Moreover, Weber said while “it’s great to see the changes on the elementary school campus, on the high school campus we haven’t seen any difference.”

“We don’t know what we’re bringing home and exposing our families to, and even further, the next day, we don’t know what we’re exposing our own students to,” she told the board.

Weber said more than 80 percent of Los Al High teachers responded to the latest survey, revealing ‘rare’ agreement.

According to Weber;

• 96% of those teachers indicated that they would want to be informed of a positive test in her classroom.

• 87% indicated that they would want to be informed of exposure.

• 91% want to know before they leave campus if they’ve been exposed that day.

• 90% of the teachers do not have confidence in the plan to manage positive cases within the campus.

• 80% are not confident in the plans to open safely.

• 80% indicated they would like the district to report positive tests for affected staff and students.

“We need to work together to maintain open lines of communication,” she suggested.

Another teacher, Drew Sells, said “I’m here asking for your commitment to the maximum testing and tracing transparency.”
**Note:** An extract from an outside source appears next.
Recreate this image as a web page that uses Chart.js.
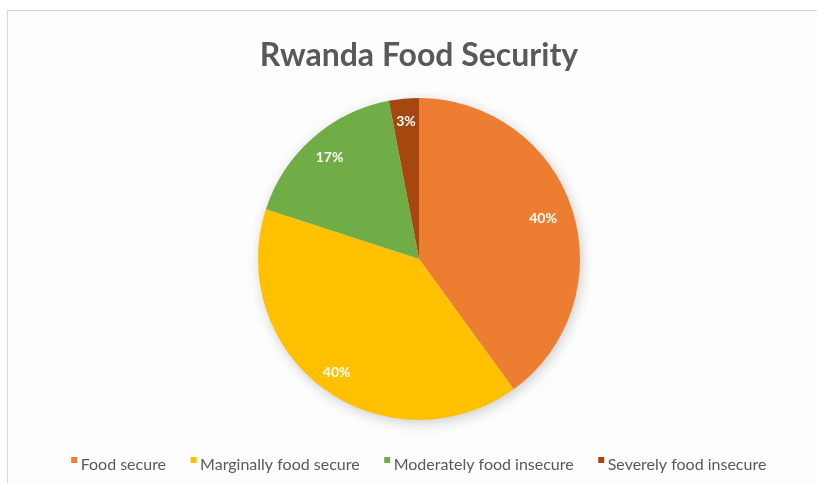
<!DOCTYPE html>
<html>
<head>
<meta charset="utf-8">
<script src="https://cdn.jsdelivr.net/npm/chart.js@4/dist/chart.umd.min.js"></script>
<style>
  html, body { margin: 0; padding: 0; background: #ffffff; overflow: hidden; }
  #wrap { position: relative; width: 817px; height: 483px; }
  #frame { position: absolute; left: 7px; top: 10px; width: 830px; height: 500px; border: 1px solid #d9d9d9; background: #fdfdfd; }
  #chart { position: absolute; left: 0; top: 0; }
</style>
</head>
<body>
<div id="wrap">
  <div id="frame"></div>
  <canvas id="chart" width="817" height="483"></canvas>
</div>
<script>
// Dados do gráfico
const categorias = ["Food secure", "Marginally food secure", "Moderately food insecure", "Severely food insecure"];
const percentagens = [40, 40, 17, 3];
const cores = ["#ED7D31", "#FFC000", "#70AD47", "#A5470E"];
// distância do rótulo ao centro (fração do raio), por fatia
const posRotulo = [0.81, 0.87, 0.84, 0.855];

// Marcador pequeno "elevado" da legenda, como no Excel
function marcador(cor) {
  const c = document.createElement("canvas");
  c.width = 16;
  c.height = 18;
  const g = c.getContext("2d");
  g.fillStyle = cor;
  g.fillRect(7, 1, 6, 6);
  return c;
}

// Sombra suave por baixo da pizza
const sombraPizza = {
  id: "sombraPizza",
  beforeDatasetsDraw(chart) {
    const arc = chart.getDatasetMeta(0).data[0];
    if (!arc) return;
    const ctx = chart.ctx;
    ctx.save();
    ctx.shadowColor = "rgba(0,0,0,0.22)";
    ctx.shadowBlur = 14;
    ctx.shadowOffsetX = 2;
    ctx.shadowOffsetY = 3;
    ctx.fillStyle = "#ffffff";
    ctx.beginPath();
    ctx.arc(arc.x, arc.y, arc.outerRadius - 1, 0, Math.PI * 2);
    ctx.fill();
    ctx.restore();
  }
};

// Rótulos de percentagem dentro das fatias
const rotulos = {
  id: "rotulos",
  afterDatasetsDraw(chart) {
    const ctx = chart.ctx;
    ctx.save();
    ctx.font = "bold 14px Lato";
    ctx.fillStyle = "#ffffff";
    ctx.textAlign = "center";
    ctx.textBaseline = "middle";
    chart.getDatasetMeta(0).data.forEach((arc, i) => {
      const meio = (arc.startAngle + arc.endAngle) / 2;
      const r = arc.outerRadius * posRotulo[i];
      ctx.fillText(percentagens[i] + "%", arc.x + Math.cos(meio) * r, arc.y + Math.sin(meio) * r);
    });
    ctx.restore();
  }
};

const grafico = document.getElementById("chart");
new Chart(grafico, {
  type: "pie",
  data: {
    labels: categorias,
    datasets: [{
      data: percentagens,
      backgroundColor: cores,
      borderWidth: 0
    }]
  },
  options: {
    responsive: false,
    animation: false,
    events: [],
    layout: { padding: { top: 0, bottom: 0, left: 21, right: 0 } },
    plugins: {
      tooltip: { enabled: false },
      title: {
        display: true,
        text: "Rwanda Food Security",
        color: "#595959",
        font: { family: "Lato", size: 32, weight: "bold" },
        padding: { top: 36.8, bottom: 22.8 }
      },
      legend: {
        position: "bottom",
        title: { display: true, text: "", font: { size: 10 }, padding: 0 },
        labels: {
          color: "#595959",
          font: { family: "Lato", size: 16 },
          padding: 25,
          usePointStyle: true,
          pointStyleWidth: 1,
          generateLabels(chart) {
            return categorias.map((nome, i) => ({
              text: nome,
              fillStyle: cores[i],
              strokeStyle: cores[i],
              lineWidth: 0,
              fontColor: "#595959",
              pointStyle: marcador(cores[i]),
              hidden: false,
              index: i
            }));
          }
        }
      }
    }
  },
  plugins: [sombraPizza, rotulos]
});
</script>
</body>
</html>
Following the teachers’  statements, board president Meg Cutuli informed them that a state law called the “Brown Act” prevented the board from discussing or acting on any item not appearing on the agenda.

“So what I will do is ask Dr. Pulver if he would like to say anything, and then we can direct him to look into these concerns,” said the board president.

Pulver said he was very proud of the fact that “we spent the entire summer…in a strong collaborative effort engaging teachers through this process.

In addition, Pulver said “many of them (teachers) who are in this room tonight were part of our committee to help us create surveys and look at the different models.”

As far as testing, “it’s not lost on us absolutely…if I was in a room with an individual who tested positive for COVID, I would want to know,” said Pulver.

Nevertheless, the superintendent said the plan would evolve in a “collaborative” manner, suggesting inclusion, but said the Orange County Health Care Agency was responsible for leading the testing and contact tracing portions of the plan.

“We will follow their lead,” he added.

Pulver recounted a meeting with the Los Alamitos Faculty Forum who made similar requests and said ”I am confident we’ll be able to notify any staff member if they’ve been exposed to a student within their classroom.”

He also suggested the potential of Los Al, and other systems, working or consulting with an outside agency on testing practices.

Answering teacher concerns about sanitization, he said custodians will have a checklist so teacher will have a confidence if the custodian had cleaned their classroom the night before.”

Also, he said one of the disinfectants the teachers suggested was not on the EPA’s approved list would soon be added to it.

Pulver said staff has analyzed its HVAC systems and filters and said special filters mentioned may significantlly reduce air flow, but noted technicians are constantly re-evaluating the plan.

Pulver has consistently maintained that scientific data will govern the reopening plan.

The superintendent said the district’s site leadership is working with staff to better analyze and assess all aspects of the reopening plan.

“I’m confident that the plan that we’ve created will be a collaborative effort of all parts to ensure that we can have a safe reopening,” he said.

Pulver said the elementary reopening went very smoothly, heaping high praise on parents, saying most of the returning students were well trained on various safety protocols and wearing masks.